A lesson from Wittgenstein has it that we have to appreciate philosophy as a kind of therapy. Even in Wittgenstein's day, however, therapy wasn't uniform and singular. There was psychotherapy (Freudian), electro-shock therapy, and behavioural therapy. Nowadays, there are vastly more alternatives: cognitive therapy, holistic-integrative therapy, gestalt therapy, humanist therapy, existential therapy, or client-centred therapy. If there are this many different therapies, then which one is philosophy? What does it mean for philosophy to be understood in this way? The lesson from Wittgenstein isn't nearly as straightforward as one might believe.

Let's talk about what's common to all forms of therapy. Therapy usually involves a therapist, a patient, and a problem (from which the patient usually suffers). A natural question to ask is whether I am supposed to be the therapist or the patient? If I am the patient, what is my ailment? If I am the therapist, why am I justified in giving advice to patients? What's my problem? Is there a cure for my problem? According to Wittgenstein, the point of the therapy is to let the fly out of the fly-bottle. That's consistent across all different kinds of therapy. So, that won't help.

Suppose Wittgenstein wants us to think of ourselves as the patient. One might argue that the purpose of therapy will be to reveal to me the error of my ways, and the therapy will be a lesson in self-discovery. I will learn who I am through the therapist's interrogation. That presupposes the therapy works correctly for the patient, and, I suppose, for the therapist too. If it doesn't reveal to me who I am, then I will not have succeeded in discovering myself. So, this discussion appears to imply that either I will learn who I am through therapy or I won't. In either case, I've attended the therapy sessions. But in the latter case the purpose of therapy has not been met. It seems fair to think that Wittgenstein wants us to appreciate the value of therapy through self-understanding, but maybe he doesn't want to suggest this at all. Maybe, it is attending the therapy sessions and failing to implement what one has learned from the therapist that is important.

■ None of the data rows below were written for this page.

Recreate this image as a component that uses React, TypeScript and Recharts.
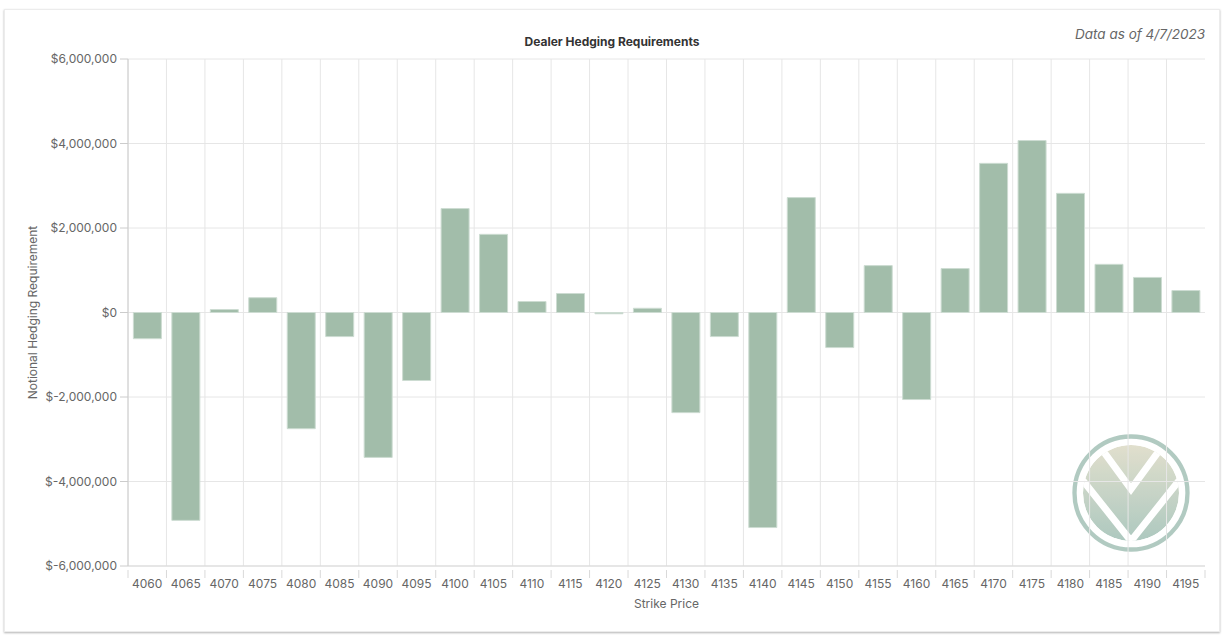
import { BarChart, Bar, XAxis, YAxis, CartesianGrid } from "recharts";

const strikes = [
  4060, 4065, 4070, 4075, 4080, 4085, 4090, 4095, 4100, 4105, 4110, 4115, 4120, 4125,
  4130, 4135, 4140, 4145, 4150, 4155, 4160, 4165, 4170, 4175, 4180, 4185, 4190, 4195,
];

const hedging = [
  -620000, -4920000, 70000, 350000, -2750000, -570000, -3430000, -1610000, 2460000,
  1850000, 260000, 450000, -30000, 100000, -2370000, -570000, -5090000, 2720000,
  -830000, 1110000, -2060000, 1040000, 3530000, 4070000, 2820000, 1140000, 830000,
  520000,
];

const yTicks = [-6000000, -4000000, -2000000, 0, 2000000, 4000000, 6000000];

const data = strikes.map((s, i) => ({ strike: String(s), value: hedging[i] }));

const FONT = "Inter, 'Open Sans', sans-serif";
const W = 1214;
const H = 621;
const MARGIN = { top: 49, right: 14, bottom: 35, left: 8 };
const Y_WIDTH = 115;
const PLOT_W = W - MARGIN.left - MARGIN.right - Y_WIDTH;

const money = (v: number) =>
  v < 0 ? `$-${Math.abs(v).toLocaleString("en-US")}` : `$${v.toLocaleString("en-US")}`;

function StrikeTick(props: any) {
  const { x, y, payload, index } = props;
  const half = payload?.offset ?? PLOT_W / strikes.length / 2;
  return (
    <g>
      <line x1={x - half} x2={x - half} y1={y - 4} y2={y + 4} stroke="#d9d9d9" />
      {index === strikes.length - 1 && (
        <line x1={x + half} x2={x + half} y1={y - 4} y2={y + 4} stroke="#d9d9d9" />
      )}
      <text x={x} y={y + 14} textAnchor="middle" fill="#666" fontSize={12} fontFamily={FONT}>
        {payload.value}
      </text>
    </g>
  );
}

function Logo() {
  return (
    <svg
      width={130}
      height={130}
      viewBox="-65 -65 130 130"
      style={{ position: "absolute", left: 1126 - 65, top: 483 - 65, opacity: 0.9 }}
    >
      <defs>
        <linearGradient id="logoFill" x1="0" y1="0" x2="0" y2="1">
          <stop offset="0%" stopColor="#dedcc8" />
          <stop offset="100%" stopColor="#a5c3b9" />
        </linearGradient>
        <clipPath id="disc">
          <circle r={48} />
        </clipPath>
      </defs>
      <circle r={56.5} fill="none" stroke="#a9c5bb" strokeWidth={4.3} />
      <g clipPath="url(#disc)">
        <circle r={48} fill="url(#logoFill)" />
        <polyline points="-44,-64 0,-4 44,-64" fill="none" stroke="#fff" strokeWidth={7} />
        <polyline points="-62,-30 0,48 62,-30" fill="none" stroke="#fff" strokeWidth={7} />
      </g>
    </svg>
  );
}

export default function App() {
  return (
    <div
      style={{
        position: "absolute",
        left: 4,
        top: 9,
        width: W + 2,
        height: H + 2,
        background: "#fff",
        border: "1px solid #ececec",
        boxShadow: "0 1px 2px rgba(0,0,0,0.3)",
        boxSizing: "border-box",
        fontFamily: FONT,
      }}
    >
      <Logo />
      <div
        style={{
          position: "absolute",
          left: 0,
          width: W,
          top: 24,
          textAlign: "center",
          fontSize: 12,
          fontWeight: 700,
          color: "#333",
        }}
      >
        Dealer Hedging Requirements
      </div>
      <div
        style={{
          position: "absolute",
          right: 14,
          top: 16,
          fontSize: 13.5,
          fontStyle: "italic",
          color: "#666",
        }}
      >
        Data as of 4/7/2023
      </div>
      <div style={{ position: "absolute", left: 0, top: 0 }}>
        <BarChart width={W} height={H} data={data} margin={MARGIN} barCategoryGap="14%">
          <CartesianGrid
            stroke="#e6e6e6"
            verticalCoordinatesGenerator={({ offset }: any) => {
              const left = offset?.left ?? MARGIN.left + Y_WIDTH;
              const width = offset?.width ?? PLOT_W;
              return strikes.map((_, i) => left + (i * width) / strikes.length);
            }}
          />
          <XAxis
            dataKey="strike"
            height={30}
            axisLine={{ stroke: "#d9d9d9" }}
            tickLine={false}
            tick={<StrikeTick />}
            interval={0}
            label={{
              value: "Strike Price",
              position: "bottom",
              offset: 3,
              fill: "#666",
              fontSize: 12,
              fontFamily: FONT,
            }}
          />
          <YAxis
            width={Y_WIDTH}
            domain={[-6000000, 6000000]}
            ticks={yTicks}
            tickFormatter={money}
            axisLine={{ stroke: "#cccccc" }}
            tickLine={{ stroke: "#cccccc" }}
            tickSize={8}
            tickMargin={3}
            tick={{ fill: "#666", fontSize: 12, fontFamily: FONT }}
            label={{
              value: "Notional Hedging Requirement",
              angle: -90,
              position: "insideLeft",
              offset: 20,
              fill: "#666",
              fontSize: 12,
              fontFamily: FONT,
              style: { textAnchor: "middle" },
            }}
          />
          <Bar
            dataKey="value"
            fill="#a2bdaa"
            stroke="#cddcd2"
            strokeWidth={1}
            isAnimationActive={false}
          />
        </BarChart>
      </div>
    </div>
  );
}
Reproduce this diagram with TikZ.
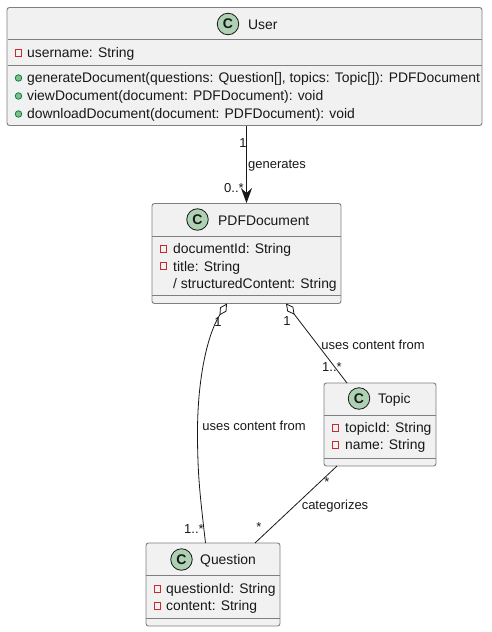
\documentclass[tikz,border=0pt]{standalone}
\usepackage{fontspec}
\setmainfont{Liberation Sans}
\usetikzlibrary{arrows.meta,calc,positioning}
\definecolor{umlink}{HTML}{181818}
\definecolor{umlline}{HTML}{7F7F7F}
\definecolor{umlfill}{HTML}{F1F1F1}
\definecolor{umlspot}{HTML}{ADD1B2}
\definecolor{umlred}{HTML}{C82930}
\definecolor{umlgreen}{HTML}{84BE84}
\definecolor{umlgreendark}{HTML}{038048}
\tikzset{
  classbox/.style={draw=umlline, fill=umlfill, rounded corners=2.5pt,
    line width=.9pt, inner sep=0pt},
  classrule/.style={draw=umlline, line width=.9pt},
  spotmark/.style={circle, draw=umlink, fill=umlspot, line width=.8pt,
    minimum size=21.5pt, inner sep=0pt, font=\fontsize{14}{14}\selectfont\bfseries, text=umlink},
  classtitle/.style={anchor=west, inner sep=0pt, yshift=-1pt, font=\fontsize{13.9}{16}\selectfont, text=umlink},
  membertext/.style={anchor=west, inner sep=0pt, yshift=-1.2pt, font=\fontsize{13.9}{16}\selectfont, text=umlink},
  privatemark/.style={rectangle, draw=umlred, line width=.8pt, minimum size=6.5pt, inner sep=0pt},
  publicmark/.style={circle, draw=umlgreendark, fill=umlgreen, line width=.8pt, minimum size=6.5pt, inner sep=0pt},
  linklabel/.style={inner sep=0pt, yshift=-1pt, font=\fontsize{13}{15}\selectfont, text=umlink},
  linkline/.style={draw=umlink, line width=.8pt},
  sharedend/.style={{Diamond[open, length=14pt, width=7.5pt]}-}
}
\begin{document}
\begin{tikzpicture}[x=1pt,y=-1pt]
  \useasboundingbox (0,0) rectangle (492,632);
  % The four classes, each with its compartments.
  \node[classbox, minimum width=475pt, minimum height=118pt] (user) at (244.5,66.5) {};
  \draw[classrule] (7.5,39.5) -- (482,39.5);
  \draw[classrule] (7.5,65.5) -- (482,65.5);
  \node[spotmark] (userspot) at (228,24) {C};
  \node[classtitle] (usertitle) at (248,24) {User};
  \node[privatemark] (usericona) at (18.5,53) {};
  \node[membertext] (usertexta) at (27,53) {username: String};
  \node[publicmark] (usericonb) at (18.5,78) {};
  \node[membertext] (usertextb) at (27,78) {generateDocument(questions: Question[], topics: Topic[]): PDFDocument};
  \node[publicmark] (usericonc) at (18.5,96) {};
  \node[membertext] (usertextc) at (27,96) {viewDocument(document: PDFDocument): void};
  \node[publicmark] (usericond) at (18.5,114) {};
  \node[membertext] (usertextd) at (27,114) {downloadDocument(document: PDFDocument): void};

  \node[classbox, minimum width=189pt, minimum height=100pt] (pdf) at (246.5,253.5) {};
  \draw[classrule] (152,236) -- (341,236);
  \draw[classrule] (152,295) -- (341,295);
  \node[spotmark] (pdfspot) at (197.5,219.5) {C};
  \node[classtitle] (pdftitle) at (218,220) {PDFDocument};
  \node[privatemark] (pdficona) at (163.5,249) {};
  \node[membertext] (pdftexta) at (173,249) {documentId: String};
  \node[privatemark] (pdficonb) at (163.5,266) {};
  \node[membertext] (pdftextb) at (173,267) {title: String};
  \node[membertext] (pdftextc) at (173,284) {/ structuredContent: String};

  \node[classbox, minimum width=112pt, minimum height=83pt] (topic) at (380,424.5) {};
  \draw[classrule] (324,415) -- (436,415);
  \draw[classrule] (324,458) -- (436,458);
  \node[spotmark] (topicspot) at (359,398.5) {C};
  \node[classtitle] (topictitle) at (378,399) {Topic};
  \node[privatemark] (topicicona) at (335.5,428) {};
  \node[membertext] (topictexta) at (345,428) {topicId: String};
  \node[privatemark] (topiciconb) at (335.5,445) {};
  \node[membertext] (topictextb) at (345,445) {name: String};

  \node[classbox, minimum width=134pt, minimum height=83pt] (question) at (213,584.5) {};
  \draw[classrule] (146,575) -- (280,575);
  \draw[classrule] (146,618) -- (280,618);
  \node[spotmark] (questionspot) at (181.5,559.5) {C};
  \node[classtitle] (questiontitle) at (200,560) {Question};
  \node[privatemark] (questionicona) at (157.5,589) {};
  \node[membertext] (questiontexta) at (166,589) {questionId: String};
  \node[privatemark] (questioniconb) at (157.5,606) {};
  \node[membertext] (questiontextb) at (166,606) {content: String};

  % Links between the classes.
  \draw[linkline, -{Stealth[length=15pt, width=11pt, inset=5pt]}] (pdf.north |- user.south) -- (pdf.north);
  \node[linklabel] (genfrom) at (243,142) {1};
  \node[linklabel] (genlabel) at (277,164.5) {generates};
  \node[linklabel] (gento) at (234,187) {0..*};

  \coordinate (pdfleft) at (227,303.5);
  \coordinate (qbend) at (197.5,432);
  \coordinate (questiontop) at (205.5,543);
  \draw[linkline, sharedend] (pdfleft) .. controls (207,335) and (197.5,380) .. (qbend)
    .. controls (197.5,475) and (200,495) .. (questiontop);
  \node[linklabel] (qfrom) at (218,321) {1};
  \node[linklabel] (qlabel) at (254,425) {uses content from};
  \node[linklabel] (qto) at (194,528) {1..*};

  \coordinate (pdfright) at (286,303.5);
  \coordinate (topictop) at (347,383);
  \draw[linkline, sharedend] (pdfright) -- (topictop);
  \node[linklabel] (tfrom) at (287,320) {1};
  \node[linklabel] (tlabel) at (373,344) {uses content from};
  \node[linklabel] (tto) at (332,366) {1..*};

  \coordinate (topicbottom) at (337,466);
  \coordinate (questionright) at (255,543);
  \draw[linkline] (topicbottom) -- (questionright);
  \node[linklabel] (cfrom) at (327,481) {*};
  \node[linklabel] (clabel) at (335,505) {categorizes};
  \node[linklabel] (cto) at (259,526) {*};
\end{tikzpicture}
\end{document}
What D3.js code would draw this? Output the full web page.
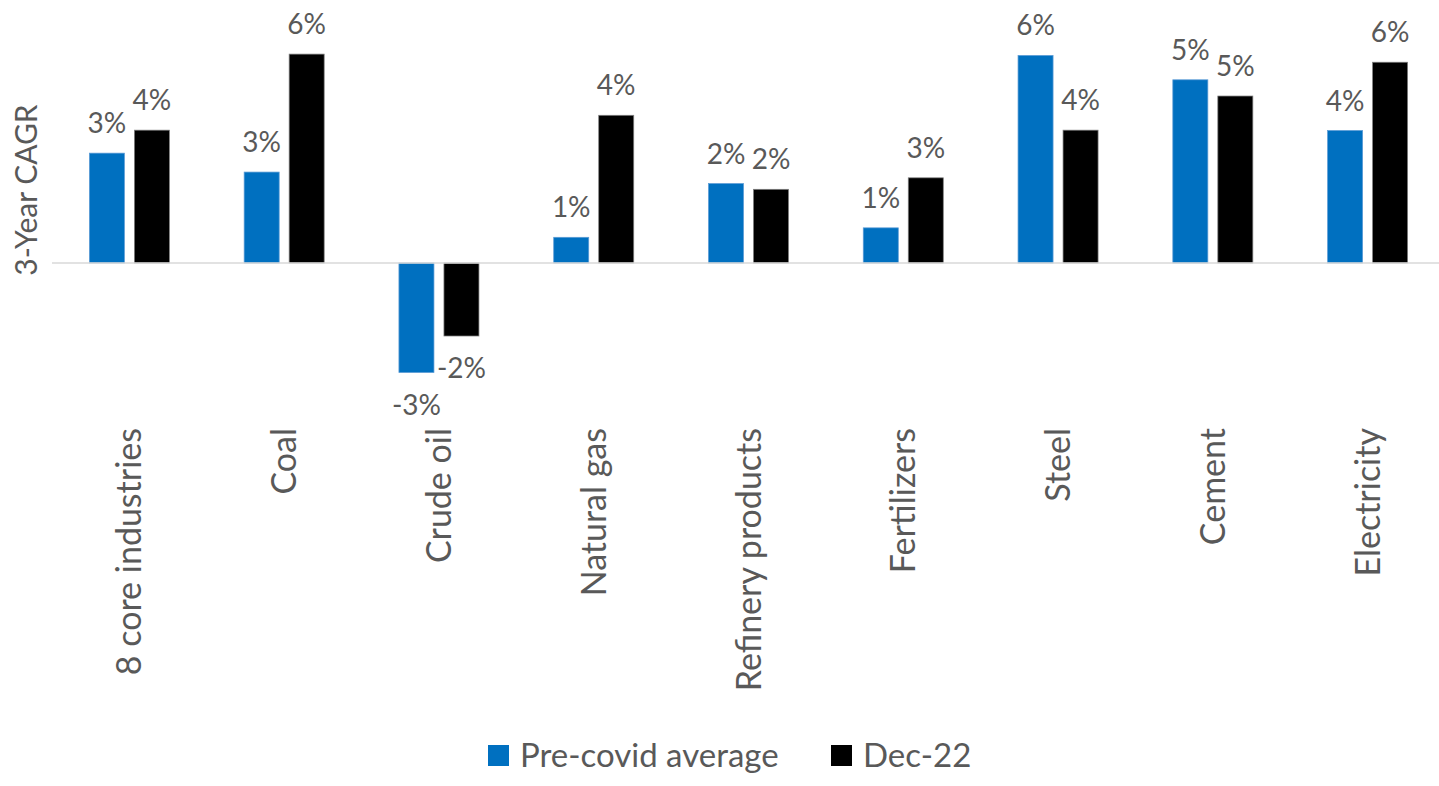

Suppose, on the other hand, that Wittgenstein wants us to think of ourselves as the therapist. The therapist's role is as much about coming to understand him/herself as the patient. We have to presume that the therapist had some reason for choosing his/her career. We could say that s/he chose to become a therapist "to help people." If helping people is what a person wants to do in life, then everytime the therapist actually helps a person with an ailment s/he feels satisfied. Feeling satisfied seems to be a way of coming to understand oneself. So, it seems legitimate to think that the therapist - even though s/he may have greater command of the problem - too engages in the therapy.

Perhaps Wittgenstein's discussion of "philosophy as therapy" is not meant to raise the therapist/patient dichotomy; instead, he may have wanted us to focus on the actual therapy - the practice of therapy. I think this is important, but one's role in therapy seems no less important. One's role in the therapy - I think - will have a bearing on how one comes to understand him/herself.